Teardown any running manufacturing pipeline before deploying the machine learning version. Check the box to _Clean up resources after teardown in the pop-up dialog._ -
Deploy the modified pipeline with the machine learning workflow. Complete the authentication to access the
MQTT
feed:setting value Password demo Check Running Pipelines in Overview; when
Status=Running
the prediction model has begun.When will my data be ready to Query?

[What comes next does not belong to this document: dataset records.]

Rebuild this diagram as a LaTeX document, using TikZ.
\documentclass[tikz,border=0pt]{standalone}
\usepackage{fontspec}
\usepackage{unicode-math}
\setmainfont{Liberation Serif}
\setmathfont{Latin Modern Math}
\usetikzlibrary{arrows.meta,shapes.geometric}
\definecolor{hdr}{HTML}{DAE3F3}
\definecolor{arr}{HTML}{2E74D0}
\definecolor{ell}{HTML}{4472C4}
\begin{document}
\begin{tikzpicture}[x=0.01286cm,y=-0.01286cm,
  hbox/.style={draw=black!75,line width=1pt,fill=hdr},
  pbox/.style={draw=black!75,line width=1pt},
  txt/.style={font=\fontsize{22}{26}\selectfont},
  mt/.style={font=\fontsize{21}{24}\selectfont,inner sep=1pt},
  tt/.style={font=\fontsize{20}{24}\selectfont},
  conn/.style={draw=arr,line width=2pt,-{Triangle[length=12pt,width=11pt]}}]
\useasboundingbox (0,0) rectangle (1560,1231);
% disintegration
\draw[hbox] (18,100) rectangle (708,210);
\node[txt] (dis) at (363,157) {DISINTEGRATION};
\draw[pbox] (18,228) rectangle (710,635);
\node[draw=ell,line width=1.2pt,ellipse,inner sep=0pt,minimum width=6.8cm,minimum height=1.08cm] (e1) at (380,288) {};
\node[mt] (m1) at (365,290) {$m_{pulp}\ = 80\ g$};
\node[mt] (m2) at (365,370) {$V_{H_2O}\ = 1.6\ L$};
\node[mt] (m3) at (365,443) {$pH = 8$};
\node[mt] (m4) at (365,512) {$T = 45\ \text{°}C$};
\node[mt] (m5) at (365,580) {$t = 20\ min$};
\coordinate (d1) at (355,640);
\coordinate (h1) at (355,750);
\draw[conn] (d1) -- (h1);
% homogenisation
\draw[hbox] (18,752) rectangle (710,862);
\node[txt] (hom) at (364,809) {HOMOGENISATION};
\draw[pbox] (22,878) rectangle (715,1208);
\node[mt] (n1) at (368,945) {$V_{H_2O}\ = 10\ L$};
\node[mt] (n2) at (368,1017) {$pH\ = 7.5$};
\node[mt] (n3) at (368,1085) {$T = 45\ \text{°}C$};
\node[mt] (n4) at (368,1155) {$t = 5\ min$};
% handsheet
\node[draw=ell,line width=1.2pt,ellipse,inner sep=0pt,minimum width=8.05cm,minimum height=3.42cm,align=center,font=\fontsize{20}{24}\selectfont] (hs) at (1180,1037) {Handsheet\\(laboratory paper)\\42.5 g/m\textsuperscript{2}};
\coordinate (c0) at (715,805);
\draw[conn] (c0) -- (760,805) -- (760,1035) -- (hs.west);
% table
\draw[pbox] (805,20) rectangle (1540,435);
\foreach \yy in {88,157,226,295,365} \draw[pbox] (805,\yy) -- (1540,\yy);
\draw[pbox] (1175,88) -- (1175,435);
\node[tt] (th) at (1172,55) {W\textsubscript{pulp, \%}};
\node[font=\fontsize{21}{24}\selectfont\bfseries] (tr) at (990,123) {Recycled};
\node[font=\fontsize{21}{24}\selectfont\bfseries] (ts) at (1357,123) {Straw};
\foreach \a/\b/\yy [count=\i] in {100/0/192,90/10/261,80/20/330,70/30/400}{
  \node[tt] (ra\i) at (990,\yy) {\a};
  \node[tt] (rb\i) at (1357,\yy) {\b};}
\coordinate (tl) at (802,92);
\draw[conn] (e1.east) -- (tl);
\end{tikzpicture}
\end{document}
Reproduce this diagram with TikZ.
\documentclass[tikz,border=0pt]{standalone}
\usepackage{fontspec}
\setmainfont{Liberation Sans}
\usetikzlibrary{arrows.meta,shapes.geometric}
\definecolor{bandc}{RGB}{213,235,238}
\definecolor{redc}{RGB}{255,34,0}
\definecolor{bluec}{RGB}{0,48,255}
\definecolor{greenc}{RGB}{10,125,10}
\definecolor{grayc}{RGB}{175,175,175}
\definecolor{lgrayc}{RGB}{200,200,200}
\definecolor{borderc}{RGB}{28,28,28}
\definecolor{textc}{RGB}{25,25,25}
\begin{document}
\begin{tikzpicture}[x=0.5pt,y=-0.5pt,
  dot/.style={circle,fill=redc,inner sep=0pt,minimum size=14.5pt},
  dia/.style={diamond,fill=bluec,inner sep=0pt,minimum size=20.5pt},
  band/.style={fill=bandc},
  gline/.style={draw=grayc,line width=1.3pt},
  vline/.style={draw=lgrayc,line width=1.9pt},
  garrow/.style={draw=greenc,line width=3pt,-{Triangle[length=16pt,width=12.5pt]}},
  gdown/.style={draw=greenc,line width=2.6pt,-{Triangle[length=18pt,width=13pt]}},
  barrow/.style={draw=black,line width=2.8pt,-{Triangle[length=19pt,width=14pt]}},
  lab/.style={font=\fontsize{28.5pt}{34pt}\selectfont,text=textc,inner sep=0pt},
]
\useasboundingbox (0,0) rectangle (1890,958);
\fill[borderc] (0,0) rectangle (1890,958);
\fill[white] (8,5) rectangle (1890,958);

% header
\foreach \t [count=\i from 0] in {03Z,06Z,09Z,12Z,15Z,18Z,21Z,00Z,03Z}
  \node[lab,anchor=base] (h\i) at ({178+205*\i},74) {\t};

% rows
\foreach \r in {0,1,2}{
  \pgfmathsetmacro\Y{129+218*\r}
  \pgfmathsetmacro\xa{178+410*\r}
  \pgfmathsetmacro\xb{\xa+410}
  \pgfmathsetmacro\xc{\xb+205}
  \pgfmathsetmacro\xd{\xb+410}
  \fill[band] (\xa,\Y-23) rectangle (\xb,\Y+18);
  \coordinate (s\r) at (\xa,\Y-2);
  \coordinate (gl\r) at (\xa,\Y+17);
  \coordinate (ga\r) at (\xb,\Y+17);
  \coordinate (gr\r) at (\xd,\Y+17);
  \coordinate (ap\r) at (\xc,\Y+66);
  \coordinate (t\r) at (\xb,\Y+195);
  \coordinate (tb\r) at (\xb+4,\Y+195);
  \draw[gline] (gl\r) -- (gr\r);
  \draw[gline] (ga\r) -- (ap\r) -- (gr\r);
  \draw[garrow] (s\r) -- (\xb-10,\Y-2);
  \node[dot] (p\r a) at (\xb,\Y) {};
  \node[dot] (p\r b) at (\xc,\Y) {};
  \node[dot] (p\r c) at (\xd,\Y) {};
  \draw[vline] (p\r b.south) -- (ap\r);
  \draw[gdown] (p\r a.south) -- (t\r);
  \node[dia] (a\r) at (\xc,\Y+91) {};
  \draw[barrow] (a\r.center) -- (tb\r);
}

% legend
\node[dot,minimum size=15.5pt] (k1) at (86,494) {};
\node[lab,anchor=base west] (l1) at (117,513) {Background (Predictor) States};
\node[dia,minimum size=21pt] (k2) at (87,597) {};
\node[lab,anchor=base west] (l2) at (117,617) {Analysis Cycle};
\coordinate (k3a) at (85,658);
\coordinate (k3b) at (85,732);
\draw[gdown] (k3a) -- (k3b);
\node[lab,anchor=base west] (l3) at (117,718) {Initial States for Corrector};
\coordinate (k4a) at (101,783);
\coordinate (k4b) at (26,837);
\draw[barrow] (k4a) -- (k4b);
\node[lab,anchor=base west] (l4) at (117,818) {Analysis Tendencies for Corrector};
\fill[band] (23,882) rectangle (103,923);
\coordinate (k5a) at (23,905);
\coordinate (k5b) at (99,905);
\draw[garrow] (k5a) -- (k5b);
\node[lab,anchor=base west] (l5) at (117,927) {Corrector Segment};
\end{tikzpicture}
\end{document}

It takes at least 20 minutes to calculate the
timePast
variable as two spikes are required. For more spikes in the data, shorten the frequency of spike conditions.
6. Query the Model
After sufficient time has passed to generate values for timePast
, open the query tab. This is accessible from the [+] of the ribbon menu, or Query under Discover kdb Insights Enterprise of the Overview page.
-
Select the Query tab.
-
Define the filters:
setting value Table name predictions Output variable p1 Start date Midnight of deployment date End date 23:59 of deployment date -
Select the Visual tab.
-
Click Run Query.
-
Compare the prediction to "real-world" data;
-
In the scratchpad paste the following:
select time, temp:20*tempcryst4, // adjust temp by a factor of 20 for visualization purposes prediction from aj[`time;s1;p1] // joining sensors input data with predictions table on time
-
Click .
-
Summary
While not exact, the red predictive data matches relatively well to real-world data in blue. Model performance would improve with more data.
The prediction model gives the manufacturer advance notice to when a cycle begins and expected temperatures during the cycle. Such forecasting informs the manufacturer of filtration requirements.
In a typical food processing plant, levels can be adjusted relative to actual temperatures and pressures. By predicting parameters prior to filtration, the manufacturer can alter rates in advance, thus maximising yields.
This and other prediction models can save millions of dollars in lost profits, repair costs, and lost production time for employees. By embedding predictive analytics in applications, manufacturing managers can monitor the condition and performance of assets and predict failures before they happen.